Là on peut se dire « ah mais oui, c’était dans l’air du temps et je vais vous expliquer pourquoi! »
Même le pro qui a repéré l’artiste fait un pari, n’est pas sûr, sens quelque chose…
et le public fait le travail ensuite.
Qu’on peut effectivement renforcer après coup.
Mais attendez, c’est là que ça devient encore plus drôle!
C’est qu’on peut toujours analyser, rien, absolument rien n’indique que ce qui a fait le succès d’un artiste se reproduira encore et encore à chacun de ses albums…Combien ont connu le succès sans jamais le retrouver??
Et pourquoi est-ce pernicieux?
Combien d’artistes en lisant cet article vont sortir leurs narines pour essayer de flairer comment ça sent dehors? l’air du temps? Quelle image plus grande qu’eux ils pourraient bien incarner? et combien vont ADAPTER leur musique en fonction de ça??? Vont oublier l’essence même de leur travail? et sûrement se planter et se remettre en question et pourquoi moi ça marche pas j’ai pourtant tout fait bien….
On ne peut pas savoir ce qui marchera. Ca prend, ça ne prend pas, c’est évident, ça ne l’est pas…Et les artistes « mous » sont le plus souvent les artistes qui font des compromis parce qu’ils ont trop écouté les conseils des gens du métier. Ceux qui savent, ceux qui aimeraient bien savoir, ceux qui aimeraient avoir la recette.
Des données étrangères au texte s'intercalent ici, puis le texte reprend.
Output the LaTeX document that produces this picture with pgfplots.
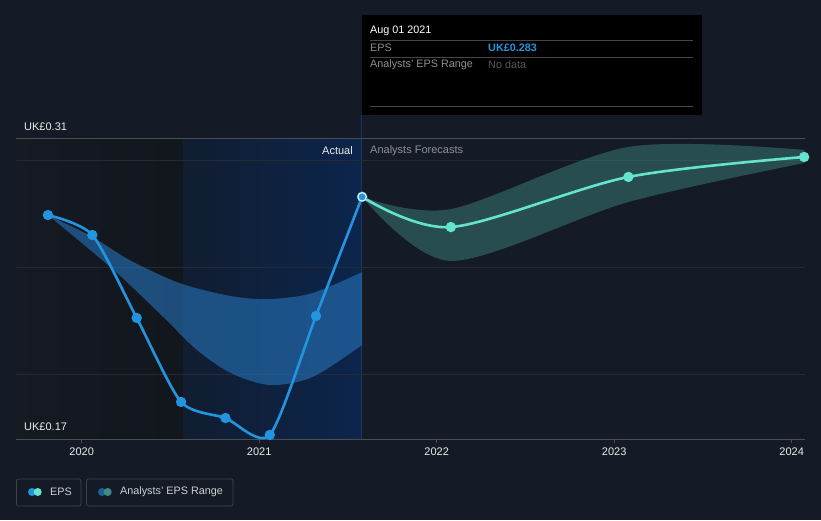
\documentclass[border=0pt]{standalone}
\usepackage{fontspec}
\setmainfont{Liberation Sans}
\usepackage{pgfplots}
\pgfplotsset{compat=1.18}
\usepgfplotslibrary{fillbetween}
\definecolor{bg}{RGB}{21,27,38}
\definecolor{leftA}{RGB}{21,26,35}
\definecolor{leftB}{RGB}{18,22,29}
\definecolor{blueA}{RGB}{17,29,48}
\definecolor{blueB}{RGB}{12,37,76}
\definecolor{vline}{RGB}{28,54,94}
\definecolor{gridc}{RGB}{36,42,54}
\definecolor{axisc}{RGB}{72,77,88}
\definecolor{epsblue}{RGB}{35,148,223}
\definecolor{fcteal}{RGB}{100,228,206}
\definecolor{bandblue}{RGB}{38,115,185}
\definecolor{bandteal}{RGB}{62,140,132}
\definecolor{legblue}{RGB}{30,95,145}
\definecolor{legteal}{RGB}{65,140,130}
\definecolor{txt}{RGB}{235,235,235}
\definecolor{legtxt}{RGB}{205,207,211}
\definecolor{txtgray}{RGB}{140,144,150}
\definecolor{txtdark}{RGB}{88,88,88}
\definecolor{boxc}{RGB}{60,66,78}
\definecolor{ttline}{RGB}{70,70,70}
\pagecolor{bg}

\pgfplotstableread{
x y
2019.81 0.2745
2020.06 0.2652
2020.31 0.2265
2020.56 0.1873
2020.81 0.1798
2021.06 0.1719
2021.32 0.2274
2021.58 0.2830
}\epsactual

\pgfplotstableread{
x y
2021.58 0.2830
2022.08 0.2689
2023.08 0.2923
2024.07 0.3016
}\epsforecast

\pgfplotstableread{
x y
2021.58 0.2830
2022.08 0.2773
2023.08 0.3063
2024.07 0.3049
}\fcupper

\pgfplotstableread{
x y
2021.58 0.2830
2022.08 0.2531
2023.08 0.2806
2024.07 0.2988
}\fclower

\pgfplotstableread{
x y
2019.81 0.2745
2020.06 0.2643
2020.27 0.2535
2020.55 0.2428
2020.84 0.2367
2021.06 0.2353
2021.30 0.2381
2021.58 0.2479
}\pastupper

\pgfplotstableread{
x y
2019.81 0.2745
2020.18 0.2489
2020.46 0.2269
2020.65 0.2115
2020.84 0.2008
2021.06 0.1952
2021.30 0.1989
2021.58 0.2139
}\pastlower

\begin{document}%
\begin{tikzpicture}
\path (0pt,0pt) rectangle (821pt,520pt);
\draw[vline, line width=1pt] (361.5pt,381pt) -- (361.5pt,405pt);

\begin{axis}[
  set layers,
  at={(16pt,81pt)}, anchor=south west,
  scale only axis, width=789pt, height=300pt,
  xmin=2019.630, xmax=2024.075, ymin=0.17, ymax=0.31,
  axis x line*=bottom, axis y line*=left,
  y axis line style={draw=none},
  x axis line style={color=axisc, line width=1pt},
  xtick={2020,2021,2022,2023,2024},
  xticklabels={2020,2021,2022,2023,2024},
  x tick style={color=axisc, line width=1pt},
  tick align=outside, major tick length=4pt,
  x tick label style={font=\fontsize{11}{13}\selectfont, text=txt, yshift=-1pt},
  ytick={0.20,0.25,0.30}, yticklabels={},
  y tick style={draw=none},
  ymajorgrids, grid style={color=gridc, line width=1pt},
  clip mode=global,
]
\begin{pgfonlayer}{axis background}
\shade[left color=leftA, right color=leftB] (axis cs:2019.630,0.17) rectangle (axis cs:2020.571,0.31);
\shade[left color=blueA, right color=blueB] (axis cs:2020.571,0.17) rectangle (axis cs:2021.576,0.31);
\draw[vline, line width=1pt] (axis cs:2021.576,0.17) -- (axis cs:2021.576,0.31);
\end{pgfonlayer}

\addplot[name path=pu, draw=none, smooth] table {\pastupper};
\addplot[name path=pl, draw=none, smooth] table {\pastlower};
\addplot[bandblue, fill opacity=0.6, draw=none] fill between[of=pu and pl];

\addplot[name path=fu, draw=none, smooth] table {\fcupper};
\addplot[name path=fl, draw=none, smooth] table {\fclower};
\addplot[bandteal, fill opacity=0.45, draw=none] fill between[of=fu and fl];

\addplot[fcteal, line width=2.6pt, smooth, mark=*, mark size=3.8pt,
  mark options={fill=fcteal, draw=none}] table {\epsforecast};
\addplot[epsblue, line width=2.6pt, smooth, tension=0.42, mark=*, mark size=3.8pt,
  mark options={fill=epsblue, draw=none}] table {\epsactual};
\addplot[only marks, mark=*, mark size=4.2pt,
  mark options={fill=epsblue, draw=white, line width=1pt}] coordinates {(2021.58,0.2830)};
\end{axis}

\draw[axisc, line width=1pt] (16pt,381pt) -- (805pt,381pt);

\node[anchor=west, text=txt, font=\fontsize{11}{13}\selectfont, inner sep=0pt] at (24pt,393pt) {UK£0.31};
\node[anchor=west, text=txt, font=\fontsize{11}{13}\selectfont, inner sep=0pt] at (24pt,93pt) {UK£0.17};
\node[anchor=east, text=txt, font=\fontsize{11}{13}\selectfont, inner sep=0pt] at (353pt,369pt) {Actual};
\node[anchor=west, text=txtgray, font=\fontsize{11}{13}\selectfont, inner sep=0pt] at (370pt,369pt) {Analysts Forecasts};

% tooltip
\fill[black] (362pt,405pt) rectangle (702pt,505pt);
\node[anchor=west, text=white, font=\fontsize{10.8}{13}\selectfont, inner sep=0pt] at (370pt,489pt) {Aug 01 2021};
\draw[ttline, line width=0.8pt] (370pt,480pt) -- (693pt,480pt);
\node[anchor=west, text=txtgray, font=\fontsize{10.8}{13}\selectfont, inner sep=0pt] at (370pt,472pt) {EPS};
\node[anchor=west, text=epsblue, font=\fontsize{10.8}{13}\selectfont\bfseries, inner sep=0pt] at (488pt,472pt) {UK£0.283};
\draw[ttline, line width=0.8pt] (370pt,463pt) -- (693pt,463pt);
\node[anchor=west, text=txtgray, font=\fontsize{10.8}{13}\selectfont, inner sep=0pt] at (370pt,455pt) {Analysts' EPS Range};
\node[anchor=west, text=txtdark, font=\fontsize{10.8}{13}\selectfont, inner sep=0pt] at (488pt,455pt) {No data};
\draw[ttline, line width=0.8pt] (370pt,414pt) -- (693pt,414pt);

% legend
\draw[boxc, line width=0.8pt, rounded corners=2pt] (16.5pt,14pt) rectangle (81pt,41pt);
\fill[epsblue] (32pt,28pt) circle (4pt);
\fill[fcteal] (37.7pt,28pt) circle (4pt);
\node[anchor=west, text=legtxt, font=\fontsize{10.8}{13}\selectfont, inner sep=0pt] at (50pt,28pt) {EPS};
\draw[boxc, line width=0.8pt, rounded corners=2pt] (86.5pt,14pt) rectangle (233pt,41pt);
\fill[legblue] (102pt,28pt) circle (4pt);
\fill[legteal] (107.7pt,28pt) circle (4pt);
\node[anchor=west, text=legtxt, font=\fontsize{10.8}{13}\selectfont, inner sep=0pt] at (120pt,28pt) {Analysts' EPS Range};
\end{tikzpicture}%
\end{document}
La seule recette c’est d’être fidèle à soi-même, fidèle à son envie et à son instinct, c’est la seule façon d’être en paix avec soi-même parce que le succès effectivement n’a rien à voir avec ton talent. il viendra ou pas, sera là pour ta vie entière ou juste quelques mois et tous tes calculs n’y pourront rien, et ton plan de com’ non plus, et ta ringardise si ça se trouve, c’est ce qui va plaire demain.
et puis merde, t’es pas dans l’air du temps? t’as pas vendu plein d’albums?
tant mieux pour toi de toutes façons tu n’aurais pas supporté la pression du succès tu te serais suicider à 27 ans.
pour ma part je suis en cure de désintoxication de conseils. Je vais donc relire mon post et me l’appliquer.
et là j’entends une petite voix me donner un dernier conseil: « ah ah ah , il est super ton article Lola tu devrais en faire une chanson. »
LAISSEZ NOUS TRANQUILLES AVEC VOS CONSEILS!!!!